“If truth is one, that is if truth has unity, then Christian education means understanding, and being excited by, the associations between the disciplines and showing how these associations are rooted in the Creator’s existence.”
“The best education is an education in the best things.”
“Education is the nurture and development of the whole man for his proper end.”
–R.L. Dabney, On Secular Education
JECA is passionately committed to the great endeavor of educating students by exposing them to wisdom, beauty, and virtue—qualities often foreign to the modern mind. These qualities, which originate with our Creator, can and ought to be reflected by man. Proverbs urges us to seek earnestly after wisdom: it is the “principal thing.” With wisdom comes happiness, safety, peace, security, life and the sweet favor of God. Philippians 4 commands us to settle our minds on what is pure, lovely and praiseworthy.
An educated person is someone whose mind has been trained and nourished on the best things. American parents and teachers have become accustomed to and have settled for much less. For, while a great feast of academic meat is at our disposal, we are content with giving our kids tidbits of stale facts. The result is a generation of young people who struggle to live without any mental connection with the past and no bright hope for the future.
The people who envisioned and founded this free country enjoyed an education that was drastically different than what is offered today. It was an ancient education that was founded on teaching the best sorts of things. We call it classical education, for it is that beautiful educational tradition that is not concerned with filling our children’s minds with pails of cold facts; we aim to light a fire inside them that will sweep their minds, hearts and souls.
Our Christianity permeates every area of our lives. Secularism marginalizes our faith to a few hours on Sunday, willfully resisting the wisdom of God in the public square. If our children are to winsomely defend and exhibit the Christian faith, they must be thoroughly immersed in the great history of the Church and be seasoned in the Scriptures and sound doctrine.
Instead of retreating from the culture, the Biblically-saturated student examines his culture in light of church history and sound doctrine, and he is equipped to shape his own culture.

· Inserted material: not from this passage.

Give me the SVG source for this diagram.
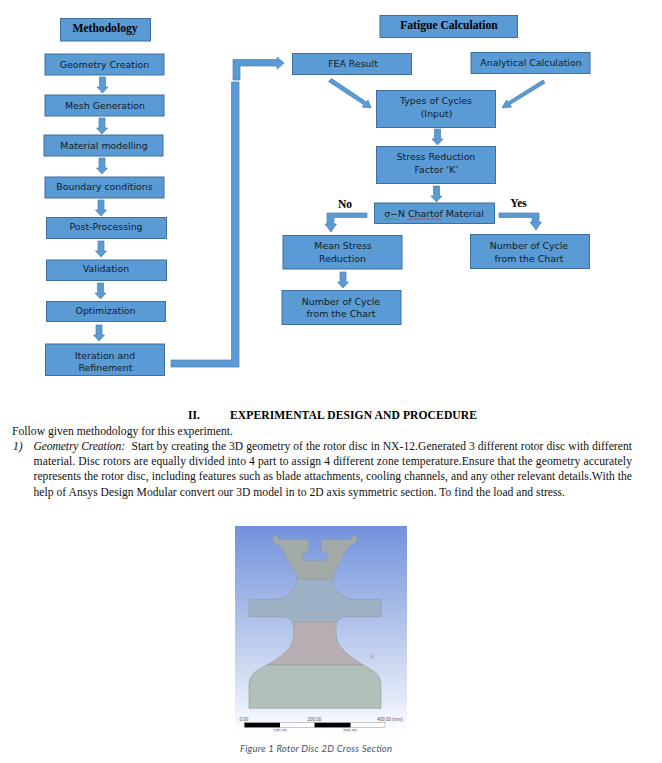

Rejecting shallowness, P.T. Forsythe observes that “the real strength of the church is not the amount of its work but the quality of its faith. One man who truly knows his Bible is worth more to the Church’s real strength than a crowd of workers who do not.”
The school does not replace the home or the church; instead, is an excellent complement to both, teaching the history of the church and producing students that give back to society by being responsible family members, earnest church members, and faithful and productive citizens who acknowledge Christ in all things.
Christ must have preeminence in all things. All things includes spelling, math, reading, music and history — and even physical education. It is a beautiful thing for the home, church and school community to speak with one voice as we point children’s shoulders toward God, that we may honor Him and His sovereign power in all things (Romans 11:36).
JECA is committed to putting before students only excellent role models of the Christian faith. We reject the idea that doctrine can be separated from real life, so we must model wisdom, beauty and truth before them. In their youth, our children will see enough of those things that are malicious, deceitful and profane. We wish to endear them to truth and beauty, overtly leading them toward a pattern of good works in Christ.
We openly and unapologetically instruct students in a lifestyle of beautiful manners and also in living lives that are overtly noble, gracious, generous, loving, hopeful, pure, chivalrous and brave. If these goals seem naively ideal, it is because we have capitulated to an unbelieving culture of low expectations for our children. It is our duty and our joy to teach our children to know God, to love Him, to serve Him, and to be like Him.